Spies: Polite, but clear in dealings with islands

THE HAGUE--Businesslike and professional; polite, yet clear and direct. That is what politicians in the Dutch Caribbean can expect from new Dutch Minister of Home Affairs and Kingdom Relations Liesbeth Spies, who started her first-ever visit to the islands yesterday, Thursday.

"I am going with an open mind. I want to get my own impression. I will not go there wearing glasses of whatever Member of the Second Chamber," she told The Daily Herald in an interview on the eve of her visit to the islands.

The islands will meet with the new Minister for the first time since her appointment mid-December last year. She succeeded Piet Hein Donner, who became Vice-President of the Council of State. Like Donner, Spies is a member of the Christian Democratic Party CDA.

Spies started her visit to the islands in Aruba on Thursday and will be in Curaçao today, Friday. From there she will go to Bonaire, where she will spend the weekend. Then it is on to St. Maarten on Monday, Saba on Tuesday and St. Eustatius on Wednesday.

Spies has many meetings and appointments on the islands, but there is also time to watch the children's Carnival parade in Bonaire on Sunday. Asked why a Minister was going to a Carnival parade, she said Carnival was an important part of culture and the people's identity.

Having an own identity is important for people, said Spies. "People are proud of their identity. I realise that the islands greatly vary and that you cannot compare them, just like you can't generalise people from Friesland and Limburg."

Solid relations in the Kingdom are important to Spies. "We have to treat each other with respect and respect each other's responsibility. At the same time I am responsible for Kingdom Relations. I expect everyone to stick to the agreements that we have made."

She said she would be polite, but also very clear in her statements and opinions. One of the topics that warrants clear and concise dealing with is the financial situation and the financial supervision of the governments of Curaçao and St. Maarten.

According to Spies, St. Maarten had shown improvement where it came to presenting a realistic, balanced budget. "But we are not there yet. The 2012 budget has yet to be approved." She said there was also the multi-annual aspect of sound long-term government finances and planning and the accompanying legislation that still needed to be put in place.

Asked whether she would continue to provide technical assistance to St. Maarten in the process of building the country, Spies said: "We can look into additional assistance if they so desire. But it is not up to us to initiate that. They have to indicate that they want that help."

Spies complimented the islands for the immense strides that have been made since the new constitutional relations went into effect on October 10, 2010. Curaçao and especially St. Maarten have been working hard to build their countries. Bonaire, St. Eustatius and Saba have become part of The Netherlands and that has proven to be no small task.

"I understand very well that there is impatience. But we are only a year and a half along the way. Much effort is made to improve things," she said, referring to the contribution that the Dutch ministries and their Ministers and State Secretaries have made in Bonaire, St. Eustatius and Saba. She mentioned the general health insurance, investments in education and the setting up of the youth and family centres.

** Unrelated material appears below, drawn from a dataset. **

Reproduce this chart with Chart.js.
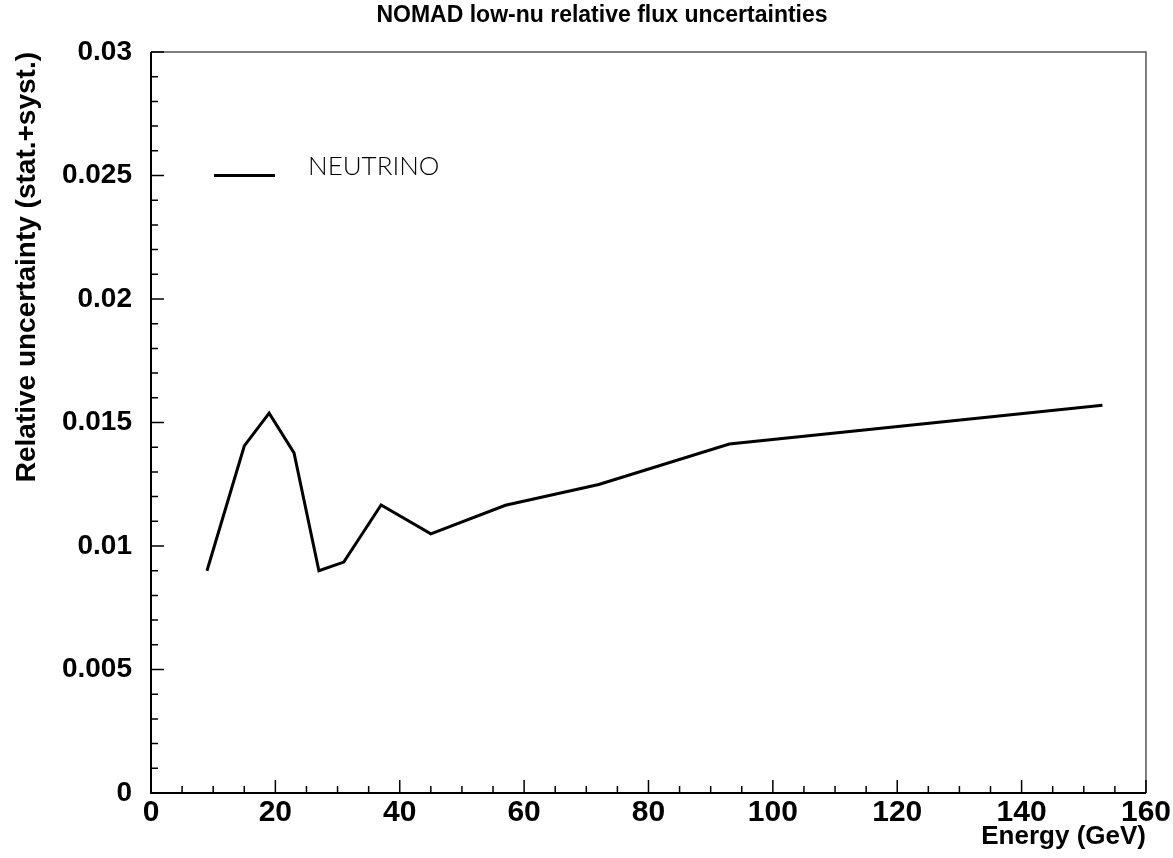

Spies said her colleagues in the cabinet felt very responsible and involved. She hoped that the Dutch Parliament also had seen this during the debates with the individual Ministers and State Secretaries this week and last week. "Parliament must have seen the immense involvement and feeling of responsibility of this cabinet. The Second Chamber hears and sees a lot, but not everything."

About the complaints by people of the three smaller islands, Spies said: "I hope that people are willing to share their concerns, so I can get a clear view of what is happening." She acknowledged that the decreased spending power was a problem. But she noted at the same time that this was an issue for everyone in the Dutch Kingdom, with many people wondering if they would keep their jobs and how they would pay their mortgages.

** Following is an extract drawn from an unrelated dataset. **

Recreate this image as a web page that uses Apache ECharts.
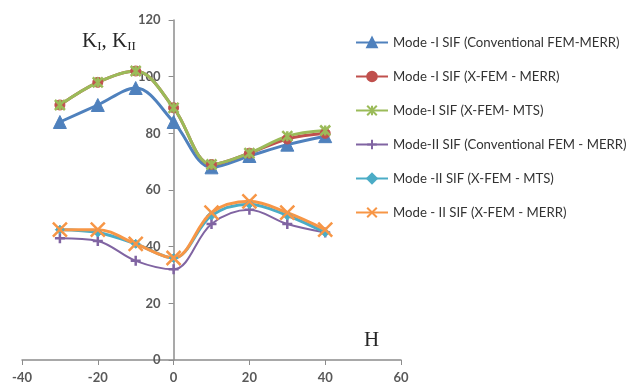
<!DOCTYPE html>
<html>
<head>
<meta charset="utf-8">
<script src="https://cdn.jsdelivr.net/npm/echarts@6/dist/echarts.min.js"></script>
<style>
  html, body { margin: 0; padding: 0; background: #fff; }
  #chart { width: 639px; height: 387px; }
</style>
</head>
<body>
<div id="chart"></div>
<script>
// Crack offset H and stress intensity factors
const hValues = [-30, -20, -10, 0, 10, 20, 30, 40];

const modeIConvMerr = [84, 90, 96, 84, 68, 72, 76, 79];
const modeIXfemMerr = [90, 98, 102, 89, 69, 73, 78, 80];
const modeIXfemMts = [90, 98, 102, 89, 69, 73, 79, 81];
const modeIIConvMerr = [43, 42, 35, 32, 48, 53, 48, 45];
const modeIIXfemMts = [46, 45, 41, 36, 51, 55, 51, 45];
const modeIIXfemMerr = [46, 46, 41, 36, 52, 56, 52, 46];

const seriesNames = [
  'Mode -I SIF (Conventional FEM-MERR)',
  'Mode -I SIF (X-FEM - MERR)',
  'Mode-I SIF (X-FEM- MTS)',
  'Mode-II SIF (Conventional FEM - MERR)',
  'Mode -II SIF (X-FEM - MTS)',
  'Mode - II SIF (X-FEM - MERR)'
];

const xTicks = { min: -40, max: 60, interval: 20 };
const yTicks = { min: 0, max: 120, interval: 20 };

// marker shapes
const starPath = 'path://M0,0 L10,10 M10,0 L0,10 M5,0 L5,10';
const crossPath = 'path://M0,0 L10,10 M10,0 L0,10';
const plusPath = 'path://M5,0 L5,10 M0,5 L10,5';

function pairs(vals) {
  return hValues.map((h, i) => [h, vals[i]]);
}

function lineSeries(name, vals, color, width, symbol, size, strokeMarker) {
  return {
    name: name,
    type: 'line',
    smooth: 0.35,
    data: pairs(vals),
    symbol: symbol,
    symbolSize: size,
    lineStyle: { color: color, width: width },
    itemStyle: strokeMarker
      ? { color: color, borderColor: color, borderWidth: 2.5 }
      : { color: color, borderColor: color, borderWidth: 1 },
    emphasis: { disabled: true }
  };
}

const gridLeft = 22, gridRight = 238, chartWidth = 639;
const plotWidth = chartWidth - gridLeft - gridRight;
// vertical axis sits at H = 0
const yAxisShift = plotWidth * (0 - xTicks.min) / (xTicks.max - xTicks.min);

const tickFont = { color: '#595959', fontFamily: 'Lato', fontSize: 13, fontWeight: 'bold' };

const chart = echarts.init(document.getElementById('chart'), null, { renderer: 'canvas' });

chart.setOption({
  animation: false,
  backgroundColor: '#ffffff',
  grid: { left: gridLeft, right: gridRight, top: 20, bottom: 27 },
  xAxis: {
    type: 'value',
    min: xTicks.min, max: xTicks.max, interval: xTicks.interval,
    axisLine: { show: true, onZero: false, lineStyle: { color: '#8c8c8c', width: 1.5 } },
    axisTick: { show: true, length: 5, lineStyle: { color: '#8c8c8c' } },
    axisLabel: Object.assign({ margin: 11 }, tickFont),
    splitLine: { show: false }
  },
  yAxis: {
    type: 'value',
    min: yTicks.min, max: yTicks.max, interval: yTicks.interval,
    offset: -yAxisShift,
    axisLine: { show: true, onZero: false, lineStyle: { color: '#8c8c8c', width: 1.5 } },
    axisTick: { show: true, length: 5, lineStyle: { color: '#8c8c8c' } },
    axisLabel: Object.assign({ margin: 13 }, tickFont),
    splitLine: { show: false }
  },
  legend: {
    orient: 'vertical',
    left: 350,
    top: 31,
    itemWidth: 32,
    itemHeight: 12,
    itemGap: 21,
    textStyle: { color: '#333333', fontFamily: 'Lato', fontSize: 13.2 },
    data: seriesNames
  },
  graphic: [
    {
      type: 'text', left: 82, top: 31,
      style: {
        text: 'K{s|I}, K{s|II}',
        rich: {
          s: { fontFamily: 'Liberation Serif', fontSize: 13, fill: '#262626', padding: [11, 0, 0, 0] }
        },
        font: '21px "Liberation Serif"',
        fill: '#262626'
      }
    },
    {
      type: 'text', left: 364, top: 330,
      style: { text: 'H', font: '21px "Liberation Serif"', fill: '#262626' }
    }
  ],
  series: [
    lineSeries(seriesNames[0], modeIConvMerr, '#4F81BD', 3, 'triangle', 13, false),
    lineSeries(seriesNames[1], modeIXfemMerr, '#C0504D', 3, 'circle', 10, false),
    lineSeries(seriesNames[2], modeIXfemMts, '#9BBB59', 3, starPath, 10, true),
    lineSeries(seriesNames[3], modeIIConvMerr, '#8064A2', 2, plusPath, 10, true),
    lineSeries(seriesNames[4], modeIIXfemMts, '#4BACC6', 3, 'diamond', 9, false),
    lineSeries(seriesNames[5], modeIIXfemMerr, '#F79646', 3, crossPath, 14, true)
  ]
});
</script>
</body>
</html>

Spies announced in her meeting with the Permanent Committee for Kingdom Relations on Monday that she would have a serious talk with Representative of the Dutch Government for Bonaire, St. Eustatius and Saba Wilbert Stolte.

In the interview, she nuanced that statement somewhat: "That was not threatening talk. There are no dark clouds. The Representative and I know each other very well. I can imagine that he also wants to have a serious talk with me. We will discuss in an open manner what we can do to improve things."

The Minister of Home Affairs and Kingdom Relations has a coordinating role where it comes to the Dutch "public entities," but it is up to the individual ministries to deal with the specific issues on the islands, said Spies.

"Minister Schippers was right when she said that her ministry could best tackle the issues of health care. as it has the expertise, the contacts and the network."

Spies (45) has never visited the Dutch Caribbean before. When asked why not, she said: "We are not great globetrotters. It is busy at home with two daughters of 12 and 15, a husband with an international position and a mother as Minister.".